PORT SUDAN: Nearly three years of war have put the Sudanese people through “hell,” the UN’s rights chief said on Sunday, blasting the vast sums spent on advanced weaponry at the expense of humanitarian aid and the recruitment of child soldiers.
Since April 2023, Sudan has been gripped by a conflict between the army and the paramilitary Rapid Support Forces that has left tens of thousands of people dead and around 11 million displaced.
Speaking in Port Sudan during his first wartime visit, UN Human Rights commissioner Volker Turk said the population had endured “horror and hell,” calling it “despicable” that funds that “should be used to alleviate the suffering of the population” are instead spent on advanced weapons, particularly drones.

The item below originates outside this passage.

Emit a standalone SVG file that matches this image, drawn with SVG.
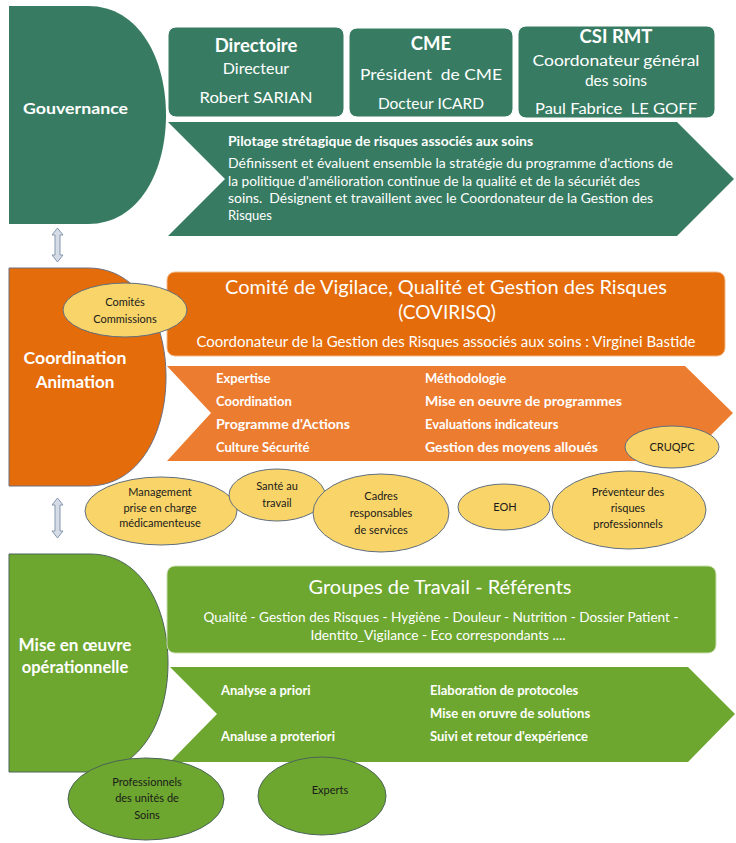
<svg xmlns="http://www.w3.org/2000/svg" width="736" height="843" viewBox="0 0 736 843">
  <defs>
    <style>
      text { font-family: Lato, "Liberation Sans", Arial, sans-serif; }
      .pre { white-space: pre; }
      .w { fill: #ffffff; }
      .b { font-weight: bold; }
      .mid { text-anchor: middle; }
      .k { fill: #1a1a1a; font-size: 11px; text-anchor: middle; }
      .dg { fill: #377C62; }
      .box-dg { fill: #377C62; stroke: #ffffff; stroke-width: 1; }
      .or { fill: #E46C0A; }
      .or2 { fill: #EC7C30; }
      .gr { fill: #6DA72F; }
      .yel { fill: #F9D468; stroke: #5F6E80; stroke-width: 1; }
      .gel { fill: #6DA72F; stroke: #4B6458; stroke-width: 1; }
      .dbl { fill: #D6DCE5; stroke: #8497B0; stroke-width: 1; }
    </style>
  </defs>
  <rect width="736" height="843" fill="#ffffff"/>

  <!-- Gouvernance -->
  <g id="gouvernance">
    <path class="dg" d="M9,6 H88 C140,6 166,60 166,115 C166,170 140,224 88,224 H9 Z"/>
    <text class="w b" x="23" y="114" font-size="15.5" textLength="105" lengthAdjust="spacingAndGlyphs">Gouvernance</text>
  </g>
  <g id="directoire">
    <rect class="box-dg" x="168" y="27" width="176" height="90" rx="8"/>
    <text class="w b mid" x="256" y="52" font-size="18.5">Directoire</text>
    <text class="w mid" x="256" y="74" font-size="16">Directeur</text>
    <text class="w mid" x="256" y="103" font-size="16" textLength="113" lengthAdjust="spacingAndGlyphs">Robert SARIAN</text>
  </g>
  <g id="cme">
    <rect class="box-dg" x="349" y="28" width="164" height="89" rx="8"/>
    <text class="w b mid" x="431" y="50" font-size="18.5">CME</text>
    <text class="w mid pre" x="431" y="80" font-size="15.5" textLength="142" lengthAdjust="spacingAndGlyphs">Président  de CME</text>
    <text class="w mid" x="431" y="109" font-size="15.5">Docteur ICARD</text>
  </g>
  <g id="csi-rmt">
    <rect class="box-dg" x="518" y="26" width="197" height="92" rx="8"/>
    <text class="w b mid" x="616" y="43" font-size="18.5">CSI RMT</text>
    <text class="w mid" x="616" y="66" font-size="15.5" textLength="167" lengthAdjust="spacingAndGlyphs">Coordonateur général</text>
    <text class="w mid" x="616" y="86" font-size="15.5">des soins</text>
    <text class="w mid pre" x="616" y="114" font-size="15.5" textLength="162" lengthAdjust="spacingAndGlyphs">Paul Fabrice  LE GOFF</text>
  </g>
  <g id="pilotage">
    <path class="dg" d="M168,122 H677 L734,179 L677,236 H168 L225,179 Z"/>
    <text class="w b" x="228" y="146" font-size="13" textLength="305" lengthAdjust="spacingAndGlyphs">Pilotage strétagique de risques associés aux soins</text>
    <text class="w" x="228" y="168" font-size="13" textLength="445" lengthAdjust="spacingAndGlyphs">Définissent et évaluent ensemble la stratégie du programme d'actions de</text>
    <text class="w" x="228" y="185.5" font-size="13" textLength="412" lengthAdjust="spacingAndGlyphs">la politique d'amélioration continue de la qualité et de la sécuriét des</text>
    <text class="w pre" x="228" y="203" font-size="13" textLength="425" lengthAdjust="spacingAndGlyphs">soins.  Désignent et travaillent avec le Coordonateur de la Gestion des</text>
    <text class="w" x="228" y="220" font-size="13">Risques</text>
  </g>

  <!-- Coordination -->
  <g id="coordination">
    <path class="or" stroke="#6E6E7E" stroke-width="1" d="M9,268 H88 C140,268 166,322 166,377 C166,432 140,486 88,486 H9 Z"/>
    <text class="w b mid" x="75" y="364" font-size="17" textLength="103" lengthAdjust="spacingAndGlyphs">Coordination</text>
    <text class="w b mid" x="75" y="388" font-size="17">Animation</text>
  </g>
  <g id="covirisq">
    <rect class="or" stroke="#F3B98A" stroke-width="1" x="167" y="272" width="558" height="84" rx="8"/>
    <text class="w mid" x="446" y="294" font-size="19" textLength="442" lengthAdjust="spacingAndGlyphs">Comité de Vigilace, Qualité et Gestion des Risques</text>
    <text class="w mid" x="447" y="319" font-size="19">(COVIRISQ)</text>
    <text class="w mid" x="446" y="347" font-size="14.5" textLength="499" lengthAdjust="spacingAndGlyphs">Coordonateur de la Gestion des Risques associés aux soins : Virginei Bastide</text>
  </g>
  <g id="expertise">
    <path class="or2" d="M167,366 H685 L733,413 L685,461 H167 L211,413 Z"/>
    <text class="w b" x="216" y="383" font-size="13">Expertise</text>
    <text class="w b" x="216" y="406" font-size="13">Coordination</text>
    <text class="w b" x="216" y="429" font-size="13" textLength="134" lengthAdjust="spacingAndGlyphs">Programme d'Actions</text>
    <text class="w b" x="216" y="452" font-size="13">Culture Sécurité</text>
    <text class="w b" x="425" y="383" font-size="13">Méthodologie</text>
    <text class="w b" x="425" y="406" font-size="13" textLength="197" lengthAdjust="spacingAndGlyphs">Mise en oeuvre de programmes</text>
    <text class="w b" x="425" y="429" font-size="13">Evaluations indicateurs</text>
    <text class="w b" x="425" y="452" font-size="13" textLength="173" lengthAdjust="spacingAndGlyphs">Gestion des moyens alloués</text>
  </g>
  <g id="comites">
    <ellipse class="yel" cx="125" cy="310" rx="62" ry="27"/>
    <text class="k" x="125" y="306">Comités</text>
    <text class="k" x="125" y="323">Commissions</text>
  </g>
  <g id="cruqpc">
    <ellipse class="yel" cx="672" cy="447" rx="47" ry="21"/>
    <text class="k" x="672" y="451">CRUQPC</text>
  </g>
  <g id="management">
    <ellipse class="yel" cx="161" cy="511" rx="76" ry="34"/>
    <text class="k" x="160" y="496">Management</text>
    <text class="k" x="160" y="512">prise en charge</text>
    <text class="k" x="160" y="527">médicamenteuse</text>
  </g>
  <g id="sante">
    <ellipse class="yel" cx="277" cy="495" rx="48" ry="26"/>
    <text class="k" x="277" y="490">Santé au</text>
    <text class="k" x="277" y="507">travail</text>
  </g>
  <g id="cadres">
    <ellipse class="yel" cx="381" cy="513" rx="68" ry="39"/>
    <text class="k" x="381" y="500">Cadres</text>
    <text class="k" x="381" y="517">responsables</text>
    <text class="k" x="381" y="534">de services</text>
  </g>
  <g id="eoh">
    <ellipse class="yel" cx="504" cy="507" rx="46" ry="23"/>
    <text class="k" x="505" y="511">EOH</text>
  </g>
  <g id="preventeur">
    <ellipse class="yel" cx="629" cy="510" rx="77" ry="39"/>
    <text class="k" x="628" y="496">Préventeur des</text>
    <text class="k" x="628" y="512">risques</text>
    <text class="k" x="628" y="528">professionnels</text>
  </g>

  <!-- Mise en oeuvre -->
  <g id="mise-en-oeuvre">
    <path class="gr" stroke="#4B6458" stroke-width="1" d="M9,554 H90 C142,554 168,608 168,663 C168,718 142,772 90,772 H9 Z"/>
    <text class="w b mid" x="75" y="651" font-size="16.5" textLength="113" lengthAdjust="spacingAndGlyphs">Mise en œuvre</text>
    <text class="w b mid" x="75" y="673" font-size="16.5">opérationnelle</text>
  </g>
  <g id="groupes">
    <rect class="gr" stroke="#C9DDB0" stroke-width="1" x="167" y="566" width="549" height="87" rx="8"/>
    <text class="w mid" x="440" y="594" font-size="18.5" textLength="263" lengthAdjust="spacingAndGlyphs">Groupes de Travail - Référents</text>
    <text class="w mid" x="441" y="622" font-size="13" textLength="475" lengthAdjust="spacingAndGlyphs">Qualité - Gestion des Risques - Hygiène - Douleur - Nutrition - Dossier Patient -</text>
    <text class="w mid" x="438" y="640" font-size="13" textLength="255" lengthAdjust="spacingAndGlyphs">Identito_Vigilance - Eco correspondants ....</text>
  </g>
  <g id="analyse">
    <path class="gr" d="M170,667 H688 L735,714 L688,762 H170 L217,714 Z"/>
    <text class="w b" x="221" y="695" font-size="13">Analyse a priori</text>
    <text class="w b" x="221" y="741" font-size="13">Analuse a proteriori</text>
    <text class="w b" x="430" y="695" font-size="13">Elaboration de protocoles</text>
    <text class="w b" x="430" y="718" font-size="13">Mise en oruvre de solutions</text>
    <text class="w b" x="430" y="741" font-size="13">Suivi et retour d'expérience</text>
  </g>
  <g id="professionnels">
    <ellipse class="gel" cx="146" cy="799" rx="78" ry="41"/>
    <text class="k" x="147" y="786">Professionnels</text>
    <text class="k" x="147" y="802">des unités de</text>
    <text class="k" x="147" y="819">Soins</text>
  </g>
  <g id="experts">
    <ellipse class="gel" cx="322" cy="796" rx="64" ry="39"/>
    <text class="k" x="330" y="794">Experts</text>
  </g>

  <!-- connectors -->
  <g id="connectors">
    <path class="dbl" d="M57.5,228 L63,235 L60,235 L60,255 L63,255 L57.5,262 L52,255 L55,255 L55,235 L52,235 Z"/>
    <path class="dbl" d="M57.5,498 L63,505 L60,505 L60,531 L63,531 L57.5,538 L52,531 L55,531 L55,505 L52,505 Z"/>
  </g>
</svg>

More than 21 million people are facing acute food insecurity, and two-thirds of Sudan’s population is in urgent need of humanitarian aid, according to the UN.
In addition to the world’s largest hunger and displacement crisis, Sudan is also facing “the increasing militarization of society by all parties to the conflict, including through the arming of civilians and recruitment and use of children,” Turk added.
He said he had heard testimony of “unbearable” atrocities from survivors of attacks in Darfur, and warned of similar crimes unfolding in the Kordofan region — the current epicenter of the fighting.
Testimony of these atrocities must be heard by “the commanders of this conflict and those who are arming, funding and profiting from this war,” he said.
Mediation efforts have failed to produce a ceasefire, even after international outrage intensified last year with reports of mass killings, rape, and abductions during the RSF’s takeover of El-Fasher in Darfur.
“We must ensure that the perpetrators of these horrific violations face justice regardless of the affiliation,” Turk said on Sunday, adding that repeated attacks on civilian infrastructure could constitute “war crimes.”
He called on both sides to “cease intolerable attacks against civilian objects that are indispensable to the civilian population, including markets, health facilities, schools and shelters.”
Turk again warned on Sunday that crimes similar to those seen in El-Fasher could recur in volatile Kordofan, where the RSF has advanced, besieging and attacking several key cities.
Hundreds of thousands face starvation across the region, where more than 65,000 people have been displaced since October, according to the latest UN figures.